If one were to bear in mind the history of Political-Realism, the classic authors that inspired this modern school of thought, one would clearly realise that they all become pragmatic out of necessity and not through some gratuitous gospel of good intentions. Concurrently, Machiavelli, Bismarck, Morgenthau or Kissinger, were all working at the centre of their respective geopolitical worlds when they realised that only a pragmatic approach that separated morals from politics and emphasised machtpolitik, could ensure their respective governments success.

The idealists originate in a different spectrum. For it was the Scottish liberal school that gave birth to some of the most influential idealist classical authors that are revered today such as Smith or Hume, and lest we forget, Scotland was much more pervasive in religious colonisation of America than England.  The jihadists for example, find their ideological justification in the Salafi doctrine, of which the Saudi Wahhabi branch is a particular extremist source. Where did the Wahhabis come from, in the Arabian peninsula? Not from the southeast where the merchants were based, but rather from the central and northeastern deserts near the Iraqi border, and also one of the most isolated areas of the Mashrek. Similarly, English philosophers have differed from Scottish ones in terms of idealism. Granted that we’ll find pragmatists and idealists everywhere but it is a constant of international politics that the least cosmopolitan are the ones who argue for more unilateral and moral solutions.

Isn’t it a marvellous quirk of events, that the Neocons and the militant Salafi – both with puritan and iconoclastic philosophical origins – brewed a conflict against each other? Is it perhaps a coincidence that the states that most easily integrated the Coalition of the Willing in 2003 and trusted US arguments, were also peripheral – east and central European states also did but their reasoning had something of a russophobe flavour to it – European states?

In fact, the most atlanticist sentiment is today found in Scandinavia, the British isles, the low countries and the Iberian peninsula – the most sceptical about atlanticism being located in continental Europe. Incidentally, these regions are also the most exceptionalist: evangelical-Lutheranism in Scandinavia, Anglicans in England, Presbyterians in Scotland, very conservative Catholics in Ireland and the Iberian peninsula. The Porvoo Communion for example, clearly separates these regions from continental Protestantism. Likewise, Catholicism in Spain is a patriotic value (perhaps we could include Italy) which is in great contrast with continental Europe.

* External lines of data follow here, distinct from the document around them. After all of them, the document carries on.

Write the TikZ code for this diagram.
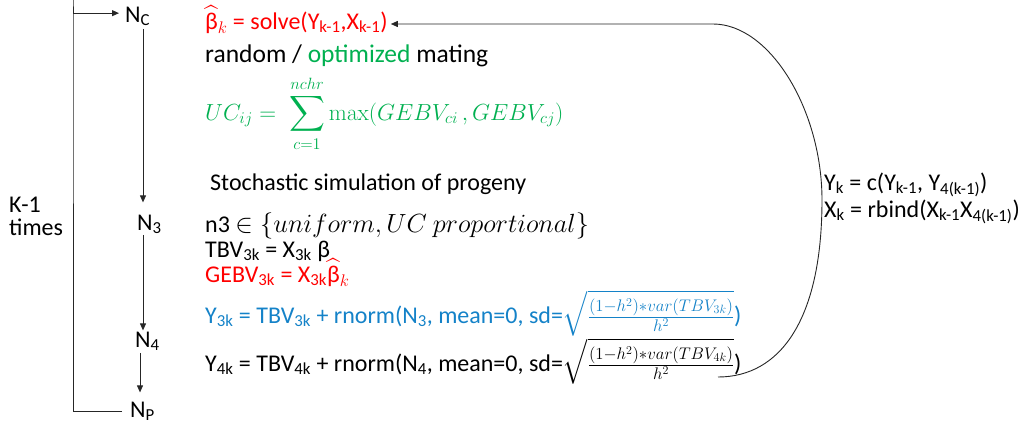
\RequirePackage{fix-cm}
\documentclass[tikz,border=0pt]{standalone}
\usepackage{amsmath}
\usepackage[no-math]{fontspec}
\setmainfont{Carlito}
\usetikzlibrary{arrows.meta}
\definecolor{pred}{RGB}{255,0,0}
\definecolor{pgreen}{RGB}{0,176,80}
\definecolor{pblue}{RGB}{20,130,200}
\newcommand\sbs[1]{\textsubscript{#1}}
\newcommand\bhat{\ensuremath{\widehat{\mbox{β}}_k}}
\begin{document}
\begin{tikzpicture}[x=1pt,y=-1pt,
  txt/.style={anchor=base west, inner sep=0pt, font=\fontsize{24}{29}\selectfont},
  conn/.style={draw=black!85, line width=0.9pt},
  arr/.style={conn, -{Triangle[length=7pt,width=6pt]}}]
\useasboundingbox (0,0) rectangle (1021,423);
% left column of stages
\node[txt] (nc) at (125,22) {N\sbs{C}};
\node[txt] (n3) at (137,230) {N\sbs{3}};
\node[txt] (n4) at (135,347) {N\sbs{4}};
\node[txt] (np) at (130,417) {N\sbs{P}};
\node[txt, align=left, font=\fontsize{24}{23}\selectfont] (kt) at (9,235) {K-1\\times};
\coordinate (ax) at (143,0);
\coordinate (bx) at (140,0);
\coordinate (lx) at (73,0);
\draw[arr] (nc.south -| ax) ++(0,3) -- ([yshift=12pt]n3.north -| ax);
\draw[arr] (n3.south -| ax) ++(0,1) -- ([yshift=1pt]n4.north -| ax);
\draw[arr] (n4.south -| bx) ++(0,2) -- ([yshift=9pt]np.north -| bx);
\draw[arr] ([xshift=-8pt]np.west) -| (lx) |- ([xshift=-6pt,yshift=3pt]nc.west);
% formulas
\node[txt, text=pred] (beta) at (205,29) {\bhat{} = solve(Y\sbs{k-1},X\sbs{k-1})};
\node[txt, font=\fontsize{25.5}{30}\selectfont] (mate) at (205,62) {random / \textcolor{pgreen}{optimized} mating};
\node[txt, text=pgreen, font=\fontsize{23.3}{27}\selectfont] (uc) at (205,120) {$\displaystyle UC_{ij} = \;\sum_{c=1}^{nchr}\max(GEBV_{ci}\,, GEBV_{cj})$};
\node[txt] (sto) at (210,190) {Stochastic simulation of progeny};
\node[txt] (n3d) at (205,232) {n3 \fontsize{26.3}{30}\selectfont$\in \{uniform, UC\ proportional\}$};
\node[txt] (tbv) at (205,257) {TBV\sbs{3k} = X\sbs{3k} β};
\node[txt, text=pred] (gebv) at (205,282) {GEBV\sbs{3k} = X\sbs{3k}\bhat};
\node[txt, text=pblue] (y3) at (205,323) {Y\sbs{3k} = TBV\sbs{3k} + rnorm(N\sbs{3}, mean=0, sd=$\sqrt{\frac{(1-h^2)* var(TBV_{3k})}{h^2}}$)};
\node[txt] (y4) at (205,371) {Y\sbs{4k} = TBV\sbs{4k} + rnorm(N\sbs{4}, mean=0, sd=$\sqrt{\frac{(1-h^2)* var(TBV_{4k})}{h^2}}$)};
\node[txt] (yk) at (824,190) {Y\sbs{k} = c(Y\sbs{k-1}, Y\sbs{4(k-1)})};
\node[txt] (xk) at (824,217) {X\sbs{k} = rbind(X\sbs{k-1}X\sbs{4(k-1)})};
% feedback curve
\coordinate (cs) at (718,377);
\coordinate (cm) at (822,200);
\coordinate (ct) at (713,24);
\draw[arr] (cs) .. controls (780,377) and (822,320) .. (cm)
  .. controls (822,110) and (770,24) .. (ct) -- ([xshift=3pt]beta.east |- ct);
\end{tikzpicture}
\end{document}
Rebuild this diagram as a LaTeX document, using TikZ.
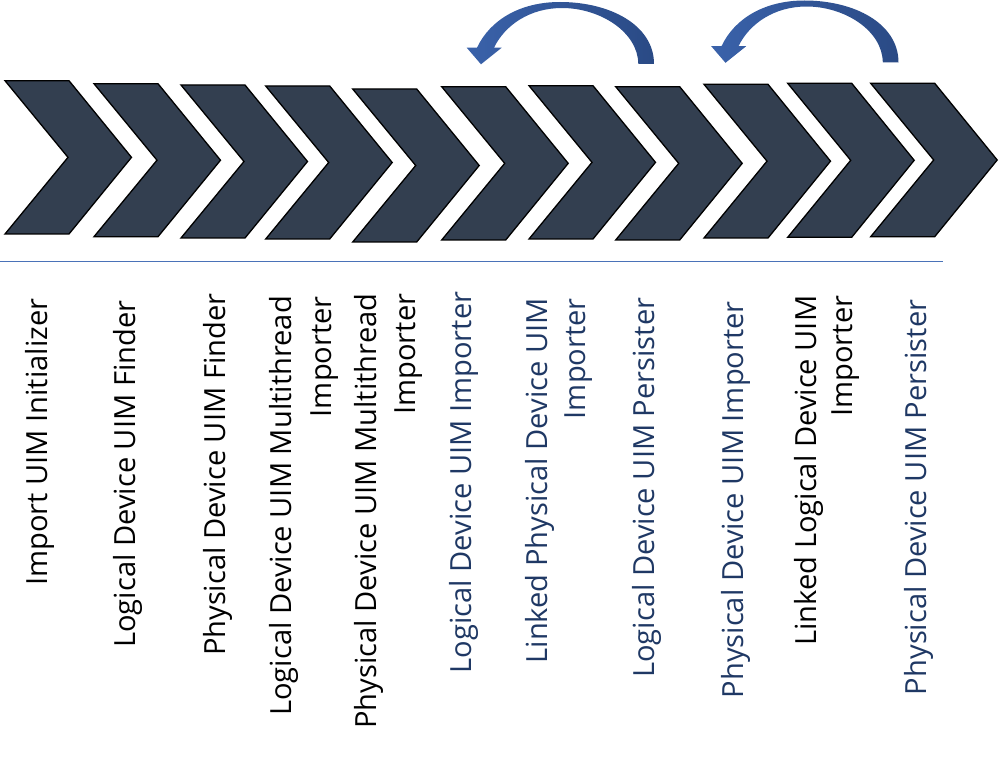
\documentclass[tikz,border=0pt]{standalone}
\usepackage{fontspec}
\setmainfont{Open Sans}
\definecolor{chevfill}{HTML}{333F50}
\definecolor{navy}{HTML}{1F3864}
\definecolor{rulecol}{HTML}{4A72B8}
\definecolor{arrL}{HTML}{3A62AA}
\definecolor{arrR}{HTML}{2A4A85}
\begin{document}
\begin{tikzpicture}[x=1pt,y=-1pt,
  chev/.style={draw=black, line width=1.3pt, fill=chevfill, line join=miter},
  lbl/.style={rotate=90, anchor=base east, inner sep=0pt,
    font=\fontsize{29.1}{36}\selectfont, align=right},
  rulestyle/.style={draw=rulecol, line width=1.1pt},
  backarrow/.pic={
    \path[left color=arrL, right color=arrR]
      (477,47.7) .. controls (490,20) and (520,2) .. (560,2)
      .. controls (610,2) and (654,25) .. (654,64)
      -- (638.3,64)
      .. controls (638,32) and (600,8) .. (562,8)
      .. controls (530,8) and (505,25) .. (494,47.7)
      -- (501.7,47.7) -- (481,64.3) -- (466.7,47.7) -- cycle;
  }
]
\useasboundingbox (0,0) rectangle (999,770);

% chevrons
\foreach \x/\t/\b in {5/80.7/234, 94/83.7/236.7, 181/85/238, 265.7/86/239,
  352.7/89/242, 441.7/86.7/240, 529/85.7/239, 615.7/86.7/240,
  704/84.3/238, 787.7/83.3/237.3, 870.7/83.3/236.7}{
  \pgfmathsetmacro\m{(\t+\b)/2}
  \draw[chev] (\x,\t) -- (\x+64,\t) -- (\x+126.5,\m) -- (\x+64,\b)
    -- (\x,\b) -- (\x+63,\m) -- cycle;
}

% curved arrows
\pic at (0,0) {backarrow};
\pic at (244.5,-1.5) {backarrow};

% separator line
\coordinate (ruleA) at (0,261.3);
\coordinate (ruleB) at (943,261.3);
\draw[rulestyle] (ruleA) -- (ruleB);

% labels (multi-line nodes: base = last line)
\node[lbl] (t1) at (47.7,298.5) {Import UIM Initializer};
\node[lbl] (t2) at (135,300.5) {Logical Device UIM Finder};
\node[lbl] (t3) at (225,293.5) {Physical Device UIM Finder};
\node[lbl] (t4) at (331.5,296) {Logical Device UIM Multithread\\[4.5pt]Importer};
\node[lbl] (t5) at (415,293.5) {Physical Device UIM Multithread\\[3pt]Importer};
\node[lbl, text=navy] (t6) at (471.7,291.5) {Logical Device UIM Importer};
\node[lbl, text=navy] (t7) at (585,298) {Linked Physical Device UIM\\[1.5pt]Importer};
\node[lbl, text=navy] (t8) at (654.3,297.5) {Logical Device UIM Persister};
\node[lbl, text=navy] (t9) at (743.3,301) {Physical Device UIM Importer};
\node[lbl] (t10) at (852.7,295.5) {Linked Logical Device UIM\\Importer};
\node[lbl, text=navy] (t11) at (926.7,299.5) {Physical Device UIM Persister};
\end{tikzpicture}
\end{document}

It is pertinent to ascertain what is peripheral and what is central. The Arabian peninsula is globally central but it is a peninsula. If one adds deserts to the equation, its centrality diminishes. Likewise, the British Isles have been an integral part of European geopolitics for millennia but they are isles. Scotland and Switzerland are dynamic and very commercial but they remain topographically more distant than other regions, to the centre of Europe. The Americas are a continent and the US are in many ways the centre of the world. That does not prevent the Americas from being an isolated continent.

It is not a coincidence for example that the providential strong men that emerge and carry out universalist doctrines, come very often from the periphery of the polity in question. It happened with Napoleon (Corsica) as it happened with Hitler (Bavarian-Austrian border) or Trotsky (Ukrainian Crimea).

These constants serve as a reminder: the fringes do not argue for relativism and tolerance because they do not know the need, their historical experience is one of self involvement and based on an exceptionalist and often messianic narrative.

Realists are the by-product of cosmopolitism, of the need to tolerate in order to prosper, of the application of scientific methods in spite of the established political correctness and morality.